« Même les paranoïaques ont des ennemis. C’est vrai, mais les paranoïaques schizophrènes en ont deux fois plus » (Hervé Le Tellier)
Le règne au long cours des Gnassingbé est jalonné par des complots plus ou moins imaginaires. Le père a toujours été obnubilé par des coups d’Etat. Le fils est sur ses traces et souffre d’une crise de complotite aiguë. Faure Gnassingbé semble davantage accaparé par les intrigues qui viseraient sa personne que par une gestion efficace du pays.
L’arrestation de Mme Brigitte Adjamagbo-Johnson, coordonnatrice de la Dynamique Monseigneur Kpodzro (DMK) et de M. Gérard Djossou, responsable de la DMK, accusés d’« atteinte à la sûreté intérieure de l’Etat » est la preuve irréfutable que le régime de Faure Gnassingbé glisse inexorablement. Ces interpellations au sein de l’opposition interviennent à la suite d’une manifestation programmée par les responsables de la DMK pour, entre autres, exiger le rétablissement de la vérité des urnes pour le scrutin présidentiel du 22 février 2020, l’arrêt des poursuites judiciaires contre le véritable vainqueur de l’élection présidentielle Agbéyomé Kodjo, l’acharnement judiciaire contre les journalistes et la publication du rapport d’audit commandité par le pouvoir dans l’affaire de Pétrolegate, etc.
A en croire le procureur de la République, Blaise Essolisam Poyodi, l’enquête aurait révélé que Mme Adjamagbo-Johnson « était en possession de documents en lien avec le plan de déstabilisation du pays. » Assez extraordinaire ! Bienvenue dans la Corée du Nord de l’Afrique ! Depuis 7 mois, un officier supérieur des Forces Armées Togolaises, le lieutenant-colonel Bitala Madjoulba, commandant du 1er Bataillon d’intervention Rapide (BIR), a été abattu dans son bureau une balle dans le cou, mais l’enquête diligentée ressemble à la marche de l’écrevisse : un pas en avant, au moins deux pas en arrière. Même pour des séries de braquages perpétrés à Lomé, les enquêtes ouvertes n’ont jamais été fermées.

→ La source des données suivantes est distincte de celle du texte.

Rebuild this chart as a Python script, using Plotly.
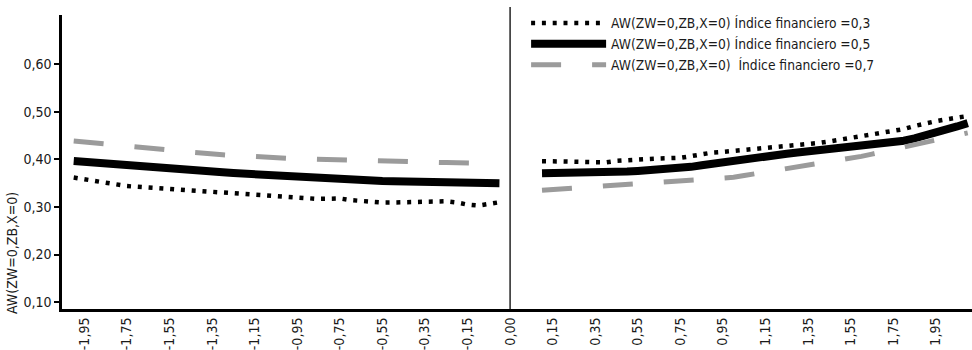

Mais quand il est question d’interpeller les responsables et militants de l’opposition, le Procureur de la République et les super flics de Faure Gnassingbé sont plus efficaces que les agents de KGB et de la CIA réunis.
Cette sombre affaire d’atteinte à la sûreté intérieure de l’Etat rappelle celle des incendies criminels des marchés de Kara et de Lomé. Le régime avait profité d’une série de manifestations de rues les « Derniers tours de Jéricho » programmées par l’opposition et des organisations de défense des droits de l’homme regroupées au sein du Collectif « Sauvons le Togo », pour mettre le feu aux deux grands marchés du Togo pour ensuite faire porter la responsabilité aux responsables l’opposition dans le dessein perfide de les neutraliser.
La fameuse affaire dite « Tiger Révolution » pour laquelle des dizaines de militants du Parti National Panafricain (PNP) ont été arrêtés et embastillés, accusés de vouloir déstabiliser les institutions de la République avec des amulettes et des machettes rouillées témoigne de la fébrilité et de la paranoïa du pouvoir de Faure Gnassingbé qui voit des coups d’Etat partout.
Aujourd’hui, on parle de coup d’Etat par des « documents ». Hier, c’était un coup d’Etat par « clé USB » impliquant le demi-frère du chef de l’Etat, Kpatcha Gnassingbé et ses coaccusés condamnés à 20 ans de réclusion criminelle à la suite d’un procès expéditif. Hier encore c’est l’ancien bras droit et faiseur de roi de Faure Gnassingbé, Pascal Akoussoulèlou Bodjona qui était tombé en disgrâce pour des ambitions présidentielles supposées et ses relations ambiguës avec certains ténors de l’opposition.
« Celui qui se sent surveillé devient cent fois plus paranoïaque et dangereux que celui qui l’est réellement », disait Jean Dion. Le régime de Faure Gnassingbé est pris dans un tel tourbillon de schizophrénie qu’il a dû même avoir recours à un logiciel espion israélien très sophistiqué « Pegasus » pour épier les opposants et les religieux catholiques.